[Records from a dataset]
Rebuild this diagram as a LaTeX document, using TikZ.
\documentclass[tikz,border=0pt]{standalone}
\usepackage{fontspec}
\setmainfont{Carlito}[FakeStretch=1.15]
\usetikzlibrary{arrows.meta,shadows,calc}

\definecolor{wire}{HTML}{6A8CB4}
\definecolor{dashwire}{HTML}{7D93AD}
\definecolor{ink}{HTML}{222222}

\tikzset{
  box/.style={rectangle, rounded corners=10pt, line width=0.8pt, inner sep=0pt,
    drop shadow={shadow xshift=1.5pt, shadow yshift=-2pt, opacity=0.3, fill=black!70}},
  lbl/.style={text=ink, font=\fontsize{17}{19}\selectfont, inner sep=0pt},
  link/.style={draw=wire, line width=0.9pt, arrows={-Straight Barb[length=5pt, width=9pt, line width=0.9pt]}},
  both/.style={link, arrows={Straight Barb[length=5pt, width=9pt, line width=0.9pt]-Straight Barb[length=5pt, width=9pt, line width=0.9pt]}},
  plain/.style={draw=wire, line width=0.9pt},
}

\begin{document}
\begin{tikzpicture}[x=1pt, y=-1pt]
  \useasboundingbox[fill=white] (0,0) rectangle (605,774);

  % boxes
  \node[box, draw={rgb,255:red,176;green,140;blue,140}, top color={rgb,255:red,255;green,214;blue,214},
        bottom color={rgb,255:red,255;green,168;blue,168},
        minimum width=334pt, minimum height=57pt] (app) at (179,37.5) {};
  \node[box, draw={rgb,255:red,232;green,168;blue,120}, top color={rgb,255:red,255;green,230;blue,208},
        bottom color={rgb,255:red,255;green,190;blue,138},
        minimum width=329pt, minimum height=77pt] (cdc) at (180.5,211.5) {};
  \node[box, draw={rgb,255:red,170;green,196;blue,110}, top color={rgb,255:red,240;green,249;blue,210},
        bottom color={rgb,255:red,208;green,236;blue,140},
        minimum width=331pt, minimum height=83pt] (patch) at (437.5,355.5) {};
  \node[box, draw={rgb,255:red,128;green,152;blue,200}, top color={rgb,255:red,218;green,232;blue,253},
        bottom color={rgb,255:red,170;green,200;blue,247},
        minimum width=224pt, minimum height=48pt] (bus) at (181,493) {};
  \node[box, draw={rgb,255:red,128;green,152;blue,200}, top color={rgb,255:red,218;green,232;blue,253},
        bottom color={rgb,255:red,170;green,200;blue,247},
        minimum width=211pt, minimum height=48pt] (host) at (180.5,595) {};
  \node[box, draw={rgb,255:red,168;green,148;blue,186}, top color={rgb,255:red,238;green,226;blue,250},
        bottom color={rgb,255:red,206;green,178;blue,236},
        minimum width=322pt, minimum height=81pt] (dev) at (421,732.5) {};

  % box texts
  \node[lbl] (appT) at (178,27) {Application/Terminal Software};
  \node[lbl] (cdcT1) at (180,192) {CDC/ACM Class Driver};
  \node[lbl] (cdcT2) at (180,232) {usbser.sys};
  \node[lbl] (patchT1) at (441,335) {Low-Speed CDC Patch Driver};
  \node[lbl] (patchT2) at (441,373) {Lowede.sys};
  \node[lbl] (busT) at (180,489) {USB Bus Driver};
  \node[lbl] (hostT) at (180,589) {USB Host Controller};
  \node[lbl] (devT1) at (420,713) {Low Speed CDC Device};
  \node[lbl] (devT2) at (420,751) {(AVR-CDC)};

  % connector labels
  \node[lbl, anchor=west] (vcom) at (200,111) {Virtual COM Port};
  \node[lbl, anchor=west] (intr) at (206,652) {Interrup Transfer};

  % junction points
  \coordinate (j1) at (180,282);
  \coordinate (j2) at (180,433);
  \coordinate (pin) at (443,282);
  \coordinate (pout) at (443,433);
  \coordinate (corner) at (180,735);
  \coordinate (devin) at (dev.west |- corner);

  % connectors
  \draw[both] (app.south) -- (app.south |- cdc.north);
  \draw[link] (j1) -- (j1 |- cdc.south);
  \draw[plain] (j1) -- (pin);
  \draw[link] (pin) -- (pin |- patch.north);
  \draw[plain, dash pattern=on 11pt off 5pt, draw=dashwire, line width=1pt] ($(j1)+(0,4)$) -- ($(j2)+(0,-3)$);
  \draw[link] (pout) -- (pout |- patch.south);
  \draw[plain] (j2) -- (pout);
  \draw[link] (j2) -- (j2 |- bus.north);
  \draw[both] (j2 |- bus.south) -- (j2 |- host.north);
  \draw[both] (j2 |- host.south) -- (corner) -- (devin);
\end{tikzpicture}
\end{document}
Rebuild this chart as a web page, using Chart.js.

:: DIRECTIONS FOR THIS TASK ::
Take the listing above and set it down exactly.

:: REPLY ::
Rebuild this diagram as a LaTeX document, using TikZ.
\documentclass[tikz,border=0pt]{standalone}
\usepackage{fontspec}
\setmainfont{Carlito}[FakeStretch=1.15]
\usetikzlibrary{arrows.meta,shadows,calc}

\definecolor{wire}{HTML}{6A8CB4}
\definecolor{dashwire}{HTML}{7D93AD}
\definecolor{ink}{HTML}{222222}

\tikzset{
  box/.style={rectangle, rounded corners=10pt, line width=0.8pt, inner sep=0pt,
    drop shadow={shadow xshift=1.5pt, shadow yshift=-2pt, opacity=0.3, fill=black!70}},
  lbl/.style={text=ink, font=\fontsize{17}{19}\selectfont, inner sep=0pt},
  link/.style={draw=wire, line width=0.9pt, arrows={-Straight Barb[length=5pt, width=9pt, line width=0.9pt]}},
  both/.style={link, arrows={Straight Barb[length=5pt, width=9pt, line width=0.9pt]-Straight Barb[length=5pt, width=9pt, line width=0.9pt]}},
  plain/.style={draw=wire, line width=0.9pt},
}

\begin{document}
\begin{tikzpicture}[x=1pt, y=-1pt]
  \useasboundingbox[fill=white] (0,0) rectangle (605,774);

  % boxes
  \node[box, draw={rgb,255:red,176;green,140;blue,140}, top color={rgb,255:red,255;green,214;blue,214},
        bottom color={rgb,255:red,255;green,168;blue,168},
        minimum width=334pt, minimum height=57pt] (app) at (179,37.5) {};
  \node[box, draw={rgb,255:red,232;green,168;blue,120}, top color={rgb,255:red,255;green,230;blue,208},
        bottom color={rgb,255:red,255;green,190;blue,138},
        minimum width=329pt, minimum height=77pt] (cdc) at (180.5,211.5) {};
  \node[box, draw={rgb,255:red,170;green,196;blue,110}, top color={rgb,255:red,240;green,249;blue,210},
        bottom color={rgb,255:red,208;green,236;blue,140},
        minimum width=331pt, minimum height=83pt] (patch) at (437.5,355.5) {};
  \node[box, draw={rgb,255:red,128;green,152;blue,200}, top color={rgb,255:red,218;green,232;blue,253},
        bottom color={rgb,255:red,170;green,200;blue,247},
        minimum width=224pt, minimum height=48pt] (bus) at (181,493) {};
  \node[box, draw={rgb,255:red,128;green,152;blue,200}, top color={rgb,255:red,218;green,232;blue,253},
        bottom color={rgb,255:red,170;green,200;blue,247},
        minimum width=211pt, minimum height=48pt] (host) at (180.5,595) {};
  \node[box, draw={rgb,255:red,168;green,148;blue,186}, top color={rgb,255:red,238;green,226;blue,250},
        bottom color={rgb,255:red,206;green,178;blue,236},
        minimum width=322pt, minimum height=81pt] (dev) at (421,732.5) {};

  % box texts
  \node[lbl] (appT) at (178,27) {Application/Terminal Software};
  \node[lbl] (cdcT1) at (180,192) {CDC/ACM Class Driver};
  \node[lbl] (cdcT2) at (180,232) {usbser.sys};
  \node[lbl] (patchT1) at (441,335) {Low-Speed CDC Patch Driver};
  \node[lbl] (patchT2) at (441,373) {Lowede.sys};
  \node[lbl] (busT) at (180,489) {USB Bus Driver};
  \node[lbl] (hostT) at (180,589) {USB Host Controller};
  \node[lbl] (devT1) at (420,713) {Low Speed CDC Device};
  \node[lbl] (devT2) at (420,751) {(AVR-CDC)};

  % connector labels
  \node[lbl, anchor=west] (vcom) at (200,111) {Virtual COM Port};
  \node[lbl, anchor=west] (intr) at (206,652) {Interrup Transfer};

  % junction points
  \coordinate (j1) at (180,282);
  \coordinate (j2) at (180,433);
  \coordinate (pin) at (443,282);
  \coordinate (pout) at (443,433);
  \coordinate (corner) at (180,735);
  \coordinate (devin) at (dev.west |- corner);

  % connectors
  \draw[both] (app.south) -- (app.south |- cdc.north);
  \draw[link] (j1) -- (j1 |- cdc.south);
  \draw[plain] (j1) -- (pin);
  \draw[link] (pin) -- (pin |- patch.north);
  \draw[plain, dash pattern=on 11pt off 5pt, draw=dashwire, line width=1pt] ($(j1)+(0,4)$) -- ($(j2)+(0,-3)$);
  \draw[link] (pout) -- (pout |- patch.south);
  \draw[plain] (j2) -- (pout);
  \draw[link] (j2) -- (j2 |- bus.north);
  \draw[both] (j2 |- bus.south) -- (j2 |- host.north);
  \draw[both] (j2 |- host.south) -- (corner) -- (devin);
\end{tikzpicture}
\end{document}
Rebuild this chart as a web page, using Chart.js.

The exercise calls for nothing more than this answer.